(no subject)

Mar 17, 2011 20:40

I've been hoarding the final episodes of FNL because I just couldn't bear to let it be over, but this week I finally sat down and watched the last six episodes, and now I'm just... a big soppy happy crying puddle. I started crying at Tami's talk with Julie after she found out about the engagement, and then basically just didn't stop. It was just... the best of everything about the show, heartbreaking and hopeful and messy and all about the shades of gray, filled with complex, flawed, achingly believable people loving each other the best way they know how.

I loved so many things about this episode I'm not sure where to begin. I didn't even let myself consider that Coach (and I just can't ever think of him any other way) would turn down a five-year contract in Dylan for Tami, so I wasn't surprised when she gave in--a little disappointed, but that's what happens, most of the time, and I understand why she made that decision. And I appreciated it that they made it clear that he was being unfair, and that was enough for me, though I hoped we'd at least get an apology and acknowledgment that he was wrong, even if the outcome didn't change. But then... then. He didn't just realize, he changed it. He said, no, goddammit, this is the chance of a lifetime for my partner--it's her turn to go after what she wants, and it's my turn to follow where she needs to go, and I just... I love the show so fucking much for that. I love them for always, always, always making the women matter. For making the women people, full stop; for making them an equal part of a show about small-town Texas football when no one could or would have expected that of them (hell, when there's a decent argument to be made that that was part of what kept their ratings low). Of all the things I love about the show, I think that might top the list.

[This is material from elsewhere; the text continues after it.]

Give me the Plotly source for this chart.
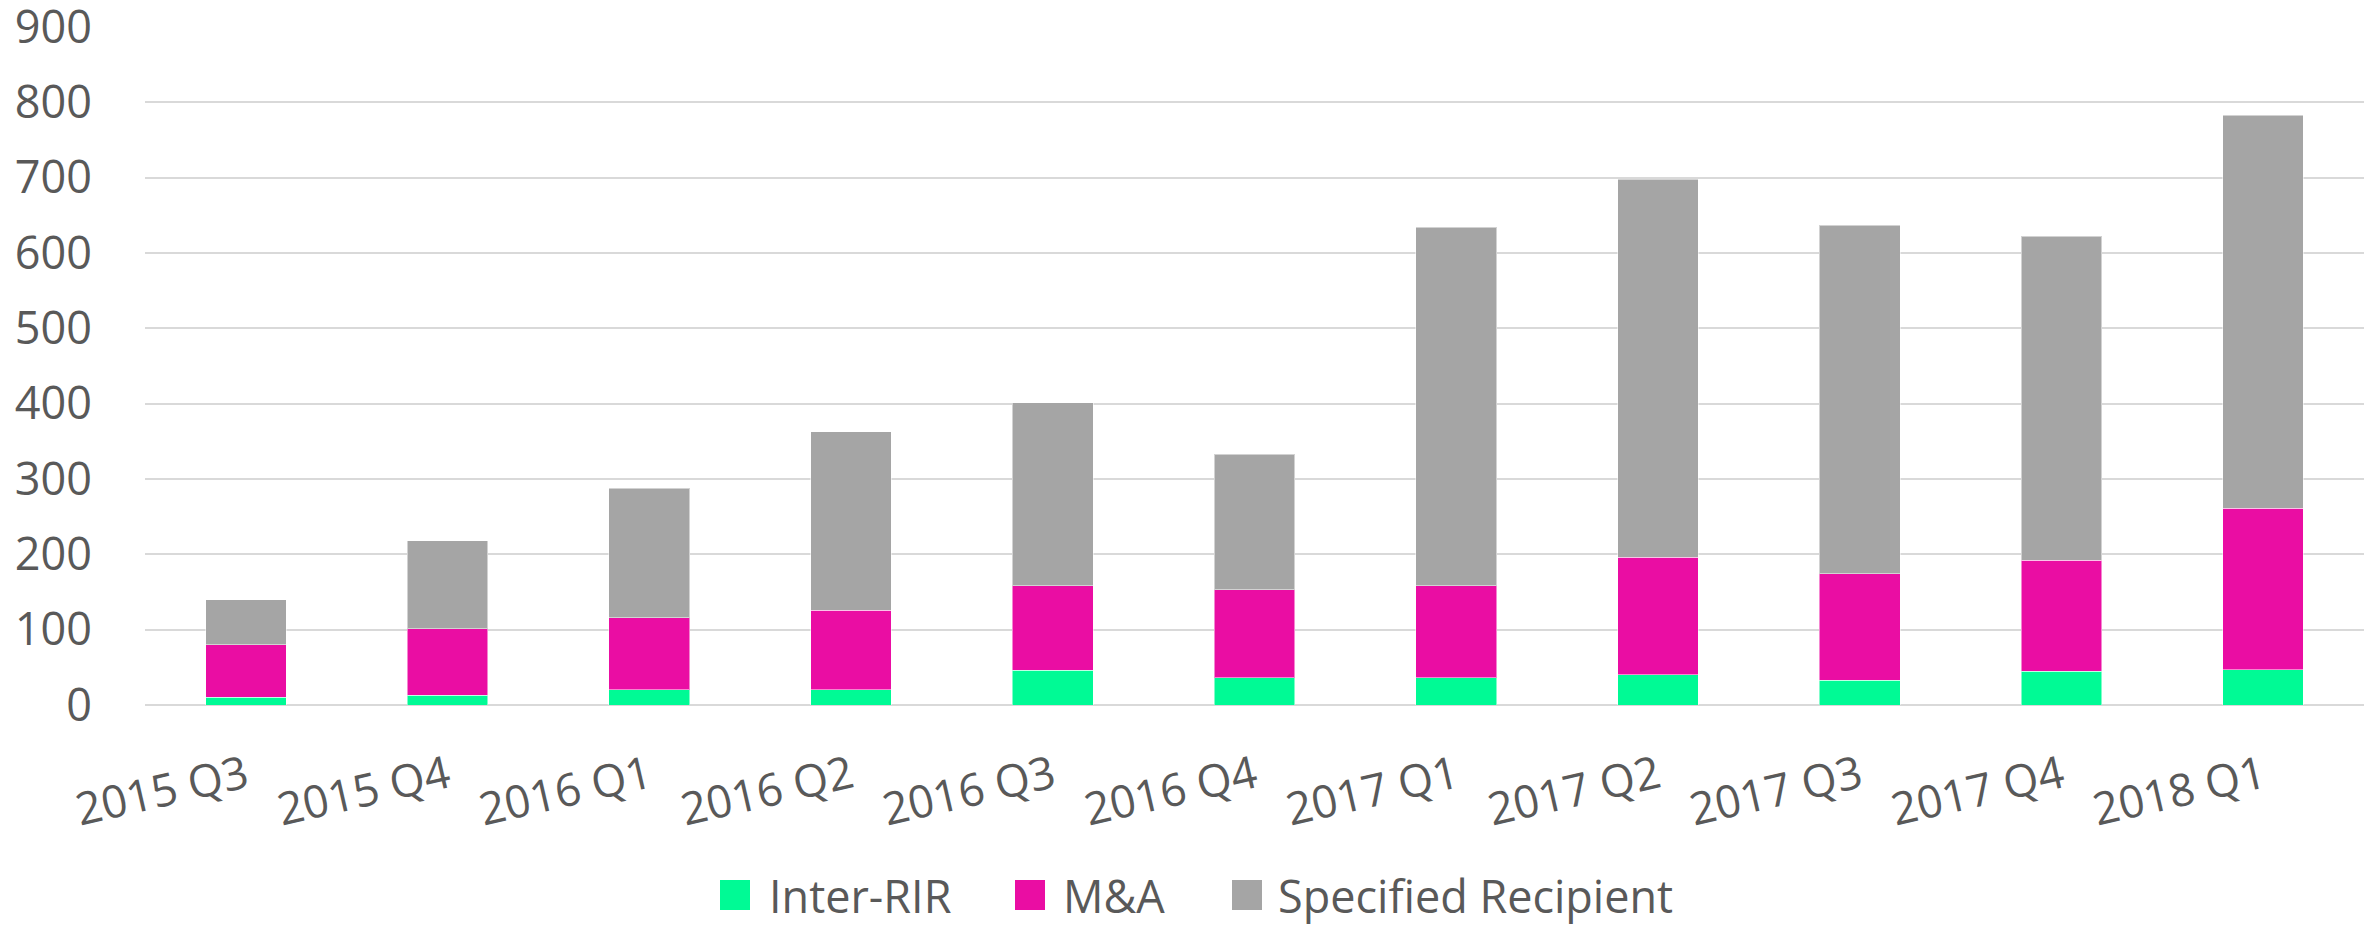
import plotly.graph_objects as go

quarters = ["2015 Q3", "2015 Q4", "2016 Q1", "2016 Q2", "2016 Q3", "2016 Q4",
            "2017 Q1", "2017 Q2", "2017 Q3", "2017 Q4", "2018 Q1"]
inter_rir = [10, 13, 20, 20, 46, 36, 36, 40, 33, 45, 47]
m_and_a = [70, 88, 96, 106, 112, 117, 122, 156, 141, 147, 214]
specified_recipient = [60, 117, 172, 237, 243, 180, 476, 502, 463, 430, 522]
y_ticks = [0, 100, 200, 300, 400, 500, 600, 700, 800, 900]

series_names = ["Inter-RIR", "M&A", "Specified Recipient"]
series_values = [inter_rir, m_and_a, specified_recipient]
series_colors = ["#00FA95", "#EA0DA3", "#A5A5A5"]

# page body has an 8px default margin: shift everything by 8px (top/left)
OFF = 8
W, H = 2377 - OFF, 927 - OFF
ML, MT = 145 - OFF, 27 - OFF
PR, PB = 2364 - OFF, 705 - OFF
MR, MB = W - PR, H - PB
PW, PH = PR - ML, PB - MT
TEXT = "#595959"
FONT = "Open Sans"

fig = go.Figure()
for name, vals, col in zip(series_names, series_values, series_colors):
    fig.add_trace(go.Bar(
        x=quarters, y=vals, name=name, showlegend=False,
        marker=dict(color=col, line=dict(color="rgba(255,255,255,0.5)", width=1)),
    ))

def px_x(p):
    return (p - OFF - ML) / PW

def px_y(p):
    return (PB - (p - OFF)) / PH

# manual legend (large swatches like the reference), positions in page pixels
legend_items = [(720, 767), (1015, 1061), (1232, 1276)]
LEG_Y = 895
shapes, annotations = [], []
for (sx, tx), name, col in zip(legend_items, series_names, series_colors):
    shapes.append(dict(type="rect", xref="paper", yref="paper",
                       x0=px_x(sx), x1=px_x(sx + 30), y0=px_y(LEG_Y + 15), y1=px_y(LEG_Y - 15),
                       fillcolor=col, line=dict(width=0)))
    annotations.append(dict(xref="paper", yref="paper", x=px_x(tx), y=px_y(LEG_Y),
                            xanchor="left", yanchor="middle", text=name, showarrow=False,
                            font=dict(family=FONT, size=45, color=TEXT)))

fig.update_layout(
    width=W, height=H,
    margin=dict(l=ML, r=MR, t=MT, b=MB, pad=0, autoexpand=False),
    barmode="stack", bargap=0.6,
    plot_bgcolor="white", paper_bgcolor="white",
    font=dict(family=FONT, color=TEXT),
    shapes=shapes, annotations=annotations,
    xaxis=dict(tickangle=-13, tickfont=dict(family=FONT, size=45, color=TEXT),
               automargin=False,
               showgrid=False, showline=False, ticks="", ticklabelstandoff=36),
    yaxis=dict(range=[0, 900], tickvals=y_ticks, showgrid=True, gridcolor="#D9D9D9",
               gridwidth=2, zeroline=True, zerolinecolor="#D9D9D9", zerolinewidth=2,
               showline=False, ticks="", ticklabelstandoff=52,
               ticklabeloverflow="allow", automargin=False,
               tickfont=dict(family=FONT, size=45, color=TEXT)),
)

fig.write_html("out.html")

But it's a damned long list, and I'm just going to start babbling because I'm way too verklempt to be organized or particularly coherent: I love Becky and Tim's friendship, and I love Becky becoming a part of Billy and Mindy's family, and I love Tim learning how to put his life back together again, how to love his brother again. I love that Jess got to keep working in football, and I love her relationship with Coach and how much it meant to both of them ("You know I have daughters, right?" just made me cry, god). I love that we got to see Tyra again, and I love that she's still as amazing as she ever was, and that she wants to be a politician, holy god, and I hope she and Tim find a way to be together someday, but I love that right now they're both working to be something more, to find out who they are and make their place in the world before making that kind of decision. And conversely, I love that Julie and Matt got engaged (married? I wasn't sure if they were in that final scene), I love that they took that chance, that they want to be spend their lives together being each other's best friend, just like Coach and Tami, and I love that even though the odds are against them, they've got a shot, and they've got the best role models in the world.

I love how much Vince grew up, and I love that he and Jess got back together, as much as I wanted to smack him for so much of this season, and I love that he's got a bright future now, that his reward for holding his family together with his bare hands when there wasn't anyone else to do it is that he finally gets to be a KID, almost, to worry about football games and the prom and not how to keep his mother alive (and my god do I love Michael B. Jordan--I desperately hope he continues to get roles in projects worthy of his talent). I love that his father came to the game (and I love that it was Coach who made him step up), and I love how overjoyed his mother was watching him play.

I love what an amazing job this show did with an ever-revolving cast, that their high-school kids actually grew up and move away and were replaced by characters just as compelling and impossible not to love, even when I didn't want to (the fierce affection I developed for Buddy Garrity over the series run continues to amaze me). I love that it was always smart and always nuanced and that it never went for cheap emotional shots, that it took on hard issues with intelligence and grace, and that, although it wasn't perfect, it got a whole lot of things right a whole lot of the time. I love that it respected its characters and its audience and that it took its characters and the subjects it tackled seriously without ever becoming preachy or dull. I love how visually gorgeous the it was, and I love that it could make me cry without feeling manipulated or embarrassed, and I love that I could get so lost in it that I'd forget to come up for air.

I love that this show, in the end, was all about the families we make for ourselves, about how hell may be other people but heaven is too, about how finding the right ones--friends, partners, teachers, coaches, mentors, the brother and sister-in-law of the guy who rented your mom's trailer :-)--and holding on to them with both hands is the only thing that really makes worth living.

I love Coach, and I love Tami, and I love Julie and Matt and Matt's grandmother and Landry and Tyra and Smash and Tim and Billy and Mindy and Becky and Vince and Jess and Epic (and god, Tami stayed in touch with her, right? She found her and stayed in touch with her because she couldn't do anything else) and Luke and Buddy and Lyla and Street and Herc and god know who else I'm forgetting right now, and I just. God. What an amazing, amazing, amazing show, and what a beautiful way to end it.

And I'm going to go rewatch a bunch of scenes and cry some more.